▶ Brief
Everything from the line with "Write the Plotly code for this chart." down to the line with "0.993, 1.0, 1.0]" below must be printed exactly, those two lines included. Exclude pictures.

▶ Stored items
— Begin —

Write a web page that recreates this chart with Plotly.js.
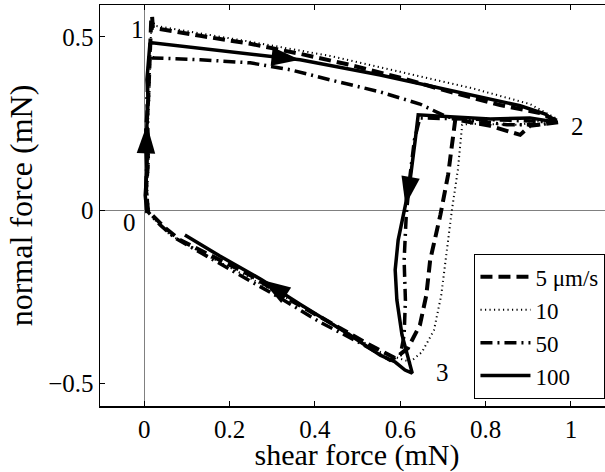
<!DOCTYPE html>
<html>
<head>
<meta charset="utf-8">
<script src="https://cdn.plot.ly/plotly-3.0.1.min.js"></script>
<style>
html,body{margin:0;padding:0;overflow:hidden;background:#fff;}
#plot{width:620px;height:472px;}
</style>
</head>
<body>
<div id="plot"></div>
<script>
// Series names
const seriesNames = ["5 μm/s", "10", "50", "100"];

// 5 um/s (dashed)
const dashX = [0.009,0.004,0.009,0.004,0.009,0.011,0.013,0.016,0.018,0.020,0.131,0.248,0.365,0.482,0.600,0.717,0.834,0.927,0.975,0.904,0.881,0.811,0.729,0.722,0.712,0.694,0.670,0.661,0.646,0.618,0.588,0.529,0.436,0.342,0.248,0.155,0.084,0.049,0.018];
const dashY = [-0.006,0.058,0.145,0.231,0.318,0.405,0.477,0.549,0.561,0.526,0.503,0.480,0.451,0.419,0.382,0.341,0.303,0.280,0.254,0.243,0.217,0.243,0.262,0.202,0.101,-0.014,-0.145,-0.246,-0.332,-0.399,-0.428,-0.390,-0.324,-0.260,-0.188,-0.130,-0.087,-0.052,-0.014];

// 10 um/s (dotted)
const dotX = [0.011,0.007,0.011,0.008,0.012,0.013,0.015,0.018,0.025,0.248,0.435,0.600,0.764,0.904,0.963,0.881,0.764,0.745,0.742,0.735,0.721,0.707,0.696,0.679,0.651,0.623,0.553,0.459,0.365,0.248,0.131,0.060,0.013];
const dotY = [-0.010,0.060,0.150,0.240,0.330,0.420,0.500,0.550,0.532,0.486,0.445,0.399,0.353,0.306,0.266,0.246,0.249,0.246,0.202,0.116,0.0,-0.130,-0.246,-0.347,-0.410,-0.439,-0.410,-0.341,-0.275,-0.197,-0.121,-0.072,-0.014];

// 50 um/s (dash-dot)
const ddX = [0.006,0.004,0.009,0.006,0.011,0.013,0.020,0.131,0.248,0.342,0.435,0.553,0.646,0.709,0.764,0.850,0.927,0.963,0.834,0.646,0.633,0.623,0.614,0.609,0.612,0.609,0.600,0.576,0.506,0.412,0.318,0.225,0.131,0.072,0.037,0.009];
const ddY = [-0.006,0.087,0.202,0.318,0.434,0.460,0.439,0.434,0.425,0.405,0.376,0.341,0.306,0.269,0.260,0.246,0.246,0.254,0.260,0.266,0.202,0.101,-0.014,-0.145,-0.260,-0.361,-0.419,-0.434,-0.384,-0.324,-0.254,-0.188,-0.124,-0.081,-0.043,-0.006];

// 100 um/s (solid)
const solidX = [0.006,0.002,0.006,0.004,0.006,0.009,0.006,0.011,0.013,0.018,0.177,0.365,0.553,0.740,0.881,0.940,0.963,0.904,0.811,0.717,0.642,0.635,0.623,0.612,0.604,0.595,0.588,0.592,0.604,0.618,0.628,0.611,0.588,0.553,0.482,0.365,0.276,0.177,0.095];
const solidY = [-0.009,0.043,0.116,0.173,0.246,0.318,0.376,0.434,0.480,0.483,0.460,0.434,0.390,0.338,0.301,0.277,0.254,0.266,0.263,0.269,0.275,0.202,0.087,0.014,-0.030,-0.087,-0.173,-0.260,-0.361,-0.428,-0.471,-0.462,-0.439,-0.419,-0.361,-0.272,-0.202,-0.133,-0.072];

// indices of solid curve points carrying direction arrows
const arrowIdx = [4, 11, 23, 36];

// point labels
const pointLabels = ["0", "1", "2", "3"];
const pointLabelX = [-0.034, -0.017, 1.015, 0.698];
const pointLabelY = [-0.035, 0.520, 0.240, -0.468];

// ticks
const xTickVals = [0, 0.2, 0.4, 0.6, 0.8, 1];
const xTickText = ["0", "0.2", "0.4", "0.6", "0.8", "1"];
const yTickVals = [-0.5, 0, 0.5];
const yTickText = ["\u22120.5", "0", "0.5"];

const FONT = "Liberation Serif, Times New Roman, serif";

const traces = [
  {x: dashX, y: dashY, name: seriesNames[0], mode: "lines",
   line: {color: "black", width: 4, dash: "12px,6px"}},
  {x: dotX, y: dotY, name: seriesNames[1], mode: "lines",
   line: {color: "black", width: 2, dash: "1.2px,3.3px"}},
  {x: ddX, y: ddY, name: seriesNames[2], mode: "lines",
   line: {color: "black", width: 3.5, dash: "12px,5px,2px,5px"}},
  {x: solidX, y: solidY, name: seriesNames[3], mode: "lines",
   line: {color: "black", width: 3.5}},
  {x: solidX, y: solidY, mode: "markers", showlegend: false, hoverinfo: "skip",
   marker: {symbol: "arrow", angleref: "previous", color: "black", opacity: 1,
            size: solidX.map((_, i) => arrowIdx.includes(i) ? 30 : 0),
            line: {width: 0}}}
];

const annotations = pointLabels.map((t, i) => ({
  x: pointLabelX[i], y: pointLabelY[i], xref: "x", yref: "y",
  text: t, showarrow: false, font: {family: FONT, size: 25, color: "black"}
}));

const layout = {
  width: 620, height: 472,
  margin: {l: 100, r: 6, t: 5, b: 66},
  paper_bgcolor: "white", plot_bgcolor: "white",
  font: {family: FONT, color: "black", size: 25},
  showlegend: true,
  legend: {x: 0.983, y: 0.017, xanchor: "right", yanchor: "bottom",
           bgcolor: "white", bordercolor: "black", borderwidth: 1.2,
           itemwidth: 50,
           font: {family: FONT, size: 23, color: "black"}, tracegroupgap: 0},
  xaxis: {range: [-0.104, 1.101], tickvals: xTickVals, ticktext: xTickText,
          ticks: "inside", ticklen: 5, tickwidth: 1, tickcolor: "black",
          showline: true, linecolor: "black", linewidth: 1.5, mirror: "ticks",
          showgrid: false, zeroline: true, zerolinecolor: "#808080", zerolinewidth: 1,
          tickfont: {family: FONT, size: 25, color: "black"},
          title: {text: "shear force (mN)", font: {family: FONT, size: 30, color: "black"}, standoff: 7}},
  yaxis: {range: [-0.566, 0.592], tickvals: yTickVals, ticktext: yTickText,
          ticks: "inside", ticklen: 5, tickwidth: 1, tickcolor: "black",
          showline: true, linecolor: "black", linewidth: 1.5, mirror: "ticks",
          showgrid: false, zeroline: true, zerolinecolor: "#808080", zerolinewidth: 1,
          tickfont: {family: FONT, size: 25, color: "black"},
          title: {text: "normal force (mN)", font: {family: FONT, size: 32, color: "black"}, standoff: 6}},
  annotations: annotations
};

Plotly.newPlot("plot", traces, layout, {displayModeBar: false, staticPlot: true});
</script>
</body>
</html>
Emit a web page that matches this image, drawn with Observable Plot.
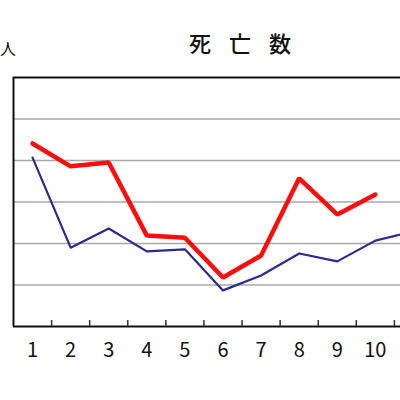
<!DOCTYPE html>
<html>
<head>
<meta charset="utf-8">
<script src="https://cdn.jsdelivr.net/npm/d3@7"></script>
<script src="https://cdn.jsdelivr.net/npm/@observablehq/plot@0.6"></script>
<style>
  html, body { margin: 0; padding: 0; background: #fff; overflow: hidden; width: 400px; height: 400px; }
  #wrap { position: relative; width: 400px; height: 400px; overflow: hidden; }
  #title { position: absolute; left: 189px; top: 31px; font-family: "Noto Sans CJK JP", sans-serif; font-size: 22px; font-weight: 500; letter-spacing: 18px; color: #111; white-space: nowrap; line-height: 1; }
  #unit { position: absolute; left: 0px; top: 40px; font-family: "Noto Sans CJK JP", sans-serif; font-size: 16px; color: #111; line-height: 1; }
  #chart { position: absolute; left: 0; top: 0; width: 440px; }
  #chart svg { max-width: none !important; }
</style>
</head>
<body>
<div id="wrap">
  <div id="chart"></div>
  <div id="title">死亡数</div>
  <div id="unit">人</div>
</div>
<script>
// categories (months)
const months = [1, 2, 3, 4, 5, 6, 7, 8, 9, 10, 11];
// visible tick labels
const tickLabels = ["1", "2", "3", "4", "5", "6", "7", "8", "9", "10"];
// series values (persons)
const redValues = [441, 386, 395, 219, 214, 118, 171, 357, 270, 318, null];
const blueValues = [407, 190, 236, 181, 186, 87, 123, 176, 157, 207, 229];
const yTicks = [100, 200, 300, 400, 500];

const red = months.map((m, i) => ({m, v: redValues[i]})).filter(d => d.v != null);
const blue = months.map((m, i) => ({m, v: blueValues[i]}));
const boundaries = months.map(m => m + 0.5);
const labelled = months.slice(0, tickLabels.length);

const chart = Plot.plot({
  width: 440,
  height: 400,
  marginTop: 77,
  marginBottom: 74,
  marginLeft: 13,
  marginRight: 8,
  style: {background: "transparent", overflow: "visible", maxWidth: "none"},
  x: {type: "linear", domain: [0.5, 11.5], label: null},
  y: {domain: [0, 600], axis: null},
  marks: [
    Plot.ruleY(yTicks, {stroke: "#a8a8a8", strokeWidth: 1.5}),
    Plot.ruleY([600], {stroke: "#111", strokeWidth: 2}),
    Plot.ruleX([0.5], {stroke: "#111", strokeWidth: 2}),
    Plot.ruleY([0], {stroke: "#111", strokeWidth: 2}),
    Plot.axisX(boundaries, {tickSize: -6, tickFormat: () => "", stroke: "#333", strokeWidth: 1.5, label: null}),
    Plot.axisX(labelled, {tickSize: 0, tickPadding: 16, tickFormat: d => tickLabels[labelled.indexOf(d)], fontSize: 20, fontFamily: "'Noto Sans CJK JP', sans-serif", fill: "#111", label: null}),
    Plot.line(blue, {x: "m", y: "v", stroke: "#2b2b90", strokeWidth: 2.2}),
    Plot.line(red, {x: "m", y: "v", stroke: "#ff0d0d", strokeWidth: 4.5, strokeLinejoin: "miter"})
  ]
});
document.getElementById("chart").appendChild(chart);
</script>
</body>
</html>
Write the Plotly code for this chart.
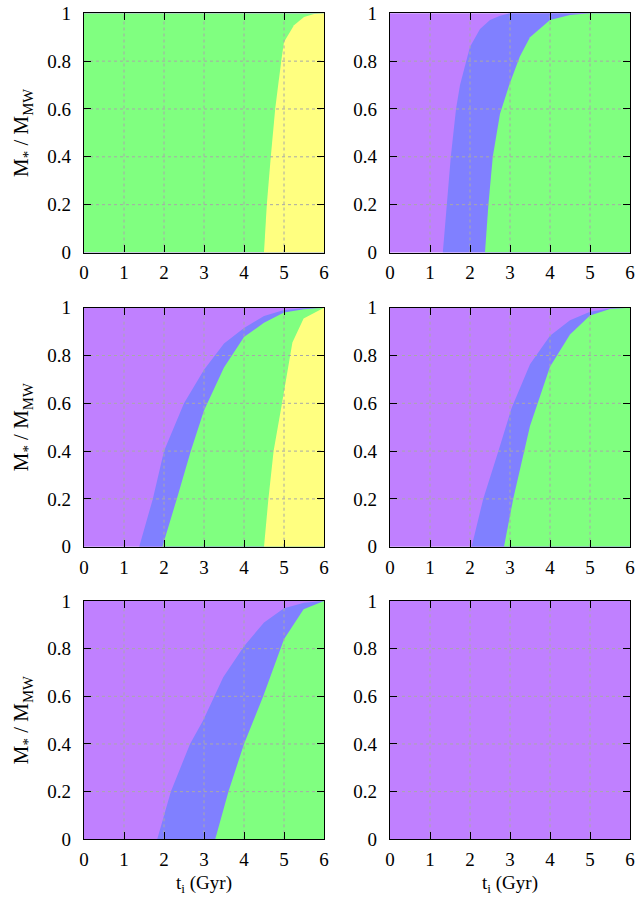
import plotly.graph_objects as go

# ---------------- data ----------------
X_TICKS = [0, 1, 2, 3, 4, 5, 6]
X_TICK_TEXT = ["0", "1", "2", "3", "4", "5", "6"]
Y_TICKS = [0, 0.2, 0.4, 0.6, 0.8, 1.0]
Y_TICK_TEXT = ["0", "0.2", "0.4", "0.6", "0.8", "1"]
X_MAX = 6.0

PURPLE = "#c080ff"
BLUE = "#8080ff"
GREEN = "#80ff80"
YELLOW = "#ffff80"

# boundary curves (t in Gyr, cumulative M*/M_MW); region right of each curve gets its colour
p1_green_t = [0.0, 0.0, 6.0]
p1_green_m = [0.0, 1.0, 1.0]
p1_yellow_t = [4.5, 4.57, 4.67, 4.78, 4.93, 5.0, 5.25, 5.5, 5.75, 6.0]
p1_yellow_m = [0.0, 0.2, 0.4, 0.6, 0.8, 0.88, 0.95, 0.985, 0.997, 1.0]

p2_blue_t = [1.32, 1.42, 1.52, 1.65, 1.75, 2.0, 2.25, 2.5, 2.75, 3.0, 6.0]
p2_blue_m = [0.0, 0.2, 0.4, 0.6, 0.70, 0.86, 0.934, 0.972, 0.99, 1.0, 1.0]
p2_green_t = [2.375, 2.46, 2.57, 2.75, 3.0, 3.25, 3.5, 4.0, 4.5, 5.0, 6.0]
p2_green_m = [0.0, 0.2, 0.4, 0.58, 0.71, 0.82, 0.90, 0.972, 0.993, 1.0, 1.0]

p3_blue_t = [1.38, 1.72, 2.0, 2.5, 3.0, 3.5, 4.0, 4.5, 5.0, 5.5, 6.0]
p3_blue_m = [0.0, 0.2, 0.4, 0.6, 0.74, 0.85, 0.915, 0.965, 0.99, 0.998, 1.0]
p3_green_t = [1.96, 2.32, 2.67, 3.0, 3.5, 4.0, 4.5, 5.0, 5.5, 6.0]
p3_green_m = [0.0, 0.2, 0.4, 0.57, 0.75, 0.877, 0.937, 0.98, 0.993, 1.0]
p3_yellow_t = [4.5, 4.61, 4.74, 4.95, 5.21, 5.49, 6.0]
p3_yellow_m = [0.0, 0.2, 0.4, 0.6, 0.854, 0.955, 1.0]

p4_blue_t = [2.04, 2.33, 2.71, 3.04, 3.5, 4.0, 4.5, 5.0, 5.5, 6.0]
p4_blue_m = [0.0, 0.2, 0.4, 0.58, 0.763, 0.883, 0.948, 0.983, 0.997, 1.0]
p4_green_t = [2.85, 3.08, 3.5, 4.0, 4.5, 5.0, 5.5, 6.0]
p4_green_m = [0.0, 0.2, 0.505, 0.753, 0.888, 0.967, 0.995, 1.0]

p5_blue_t = [1.83, 2.17, 2.65, 2.98, 3.48, 4.0, 4.5, 5.0, 5.5, 6.0]
p5_blue_m = [0.0, 0.2, 0.4, 0.5, 0.68, 0.81, 0.91, 0.97, 0.993, 1.0]
p5_green_t = [3.28, 3.61, 4.0, 4.48, 5.0, 5.49, 6.0]
p5_green_m = [0.0, 0.2, 0.4, 0.6, 0.84, 0.965, 1.0]

panels = [
    [(p1_green_t, p1_green_m, GREEN), (p1_yellow_t, p1_yellow_m, YELLOW)],
    [(p2_blue_t, p2_blue_m, BLUE), (p2_green_t, p2_green_m, GREEN)],
    [(p3_blue_t, p3_blue_m, BLUE), (p3_green_t, p3_green_m, GREEN), (p3_yellow_t, p3_yellow_m, YELLOW)],
    [(p4_blue_t, p4_blue_m, BLUE), (p4_green_t, p4_green_m, GREEN)],
    [(p5_blue_t, p5_blue_m, BLUE), (p5_green_t, p5_green_m, GREEN)],
    [],
]

# ---------------- layout ----------------
W, H = 636, 899
col_px = [(84, 324), (390, 630)]
row_px = [(13.3, 252.5), (307.7, 546.7), (601.0, 839.3)]

FONT = "Liberation Serif"
FS = 19
FS_YT = 21
fig = go.Figure()
layout = dict(
    width=W, height=H,
    margin=dict(l=0, r=0, t=0, b=0, autoexpand=False),
    paper_bgcolor="white",
    plot_bgcolor=PURPLE,
    showlegend=False,
    font=dict(family=FONT, size=FS, color="black"),
)

grid_style = dict(color="#a8a8a8", width=1, dash="3px,3px")

for i in range(6):
    r, c = divmod(i, 2)
    n = i + 1
    xa = "x" if n == 1 else f"x{n}"
    ya = "y" if n == 1 else f"y{n}"
    for t, m, col in panels[i]:
        xs = list(t) + [X_MAX]
        ys = list(m) + [0.0]
        fig.add_trace(go.Scatter(x=xs, y=ys, fill="toself", fillcolor=col,
                                 mode="none", xaxis=xa, yaxis=ya, hoverinfo="skip"))
    # grid lines drawn above fills
    gx, gy = [], []
    for xv in X_TICKS[1:-1]:
        gx += [xv, xv, None]
        gy += [Y_TICKS[0], Y_TICKS[-1], None]
    for yv in Y_TICKS[1:-1]:
        gx += [X_TICKS[0], X_TICKS[-1], None]
        gy += [yv, yv, None]
    fig.add_trace(go.Scatter(x=gx, y=gy, mode="lines", line=grid_style,
                             xaxis=xa, yaxis=ya, hoverinfo="skip"))

    x0, x1 = col_px[c]
    yt, yb = row_px[r]
    axcommon = dict(showline=True, linecolor="black", linewidth=1.3, mirror="ticks",
                    ticks="inside", ticklen=7, tickwidth=1.3, tickcolor="black",
                    showgrid=False, zeroline=False, layer="above traces",
                    automargin=False, ticklabeloverflow="allow",
                    tickfont=dict(family=FONT, size=FS, color="black"))
    layout["xaxis" if n == 1 else f"xaxis{n}"] = dict(
        domain=[x0 / W, x1 / W], anchor=ya, range=[X_TICKS[0], X_TICKS[-1]],
        tickvals=X_TICKS, ticktext=X_TICK_TEXT, ticklabelstandoff=3,
        title=dict(text="t<sub>i</sub> (Gyr)" if r == 2 else "", standoff=6,
                   font=dict(family=FONT, size=FS, color="black")),
        **axcommon)
    layout["yaxis" if n == 1 else f"yaxis{n}"] = dict(
        domain=[1 - yb / H, 1 - yt / H], anchor=xa, range=[Y_TICKS[0], Y_TICKS[-1]],
        tickvals=Y_TICKS, ticktext=Y_TICK_TEXT, ticklabelstandoff=8,
        title=dict(text="M<sub>*</sub> / M<sub>MW</sub>" if c == 0 else "", standoff=12,
                   font=dict(family=FONT, size=FS_YT, color="black")),
        **axcommon)

fig.update_layout(**layout)
fig.write_html("out.html", config={"displayModeBar": False},
               post_script="document.body.style.margin='0';document.body.style.overflow='hidden';")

— End —

▶ Exercise output
Write the Plotly code for this chart.
import plotly.graph_objects as go

# ---------------- data ----------------
X_TICKS = [0, 1, 2, 3, 4, 5, 6]
X_TICK_TEXT = ["0", "1", "2", "3", "4", "5", "6"]
Y_TICKS = [0, 0.2, 0.4, 0.6, 0.8, 1.0]
Y_TICK_TEXT = ["0", "0.2", "0.4", "0.6", "0.8", "1"]
X_MAX = 6.0

PURPLE = "#c080ff"
BLUE = "#8080ff"
GREEN = "#80ff80"
YELLOW = "#ffff80"

# boundary curves (t in Gyr, cumulative M*/M_MW); region right of each curve gets its colour
p1_green_t = [0.0, 0.0, 6.0]
p1_green_m = [0.0, 1.0, 1.0]
p1_yellow_t = [4.5, 4.57, 4.67, 4.78, 4.93, 5.0, 5.25, 5.5, 5.75, 6.0]
p1_yellow_m = [0.0, 0.2, 0.4, 0.6, 0.8, 0.88, 0.95, 0.985, 0.997, 1.0]

p2_blue_t = [1.32, 1.42, 1.52, 1.65, 1.75, 2.0, 2.25, 2.5, 2.75, 3.0, 6.0]
p2_blue_m = [0.0, 0.2, 0.4, 0.6, 0.70, 0.86, 0.934, 0.972, 0.99, 1.0, 1.0]
p2_green_t = [2.375, 2.46, 2.57, 2.75, 3.0, 3.25, 3.5, 4.0, 4.5, 5.0, 6.0]
p2_green_m = [0.0, 0.2, 0.4, 0.58, 0.71, 0.82, 0.90, 0.972, 0.993, 1.0, 1.0]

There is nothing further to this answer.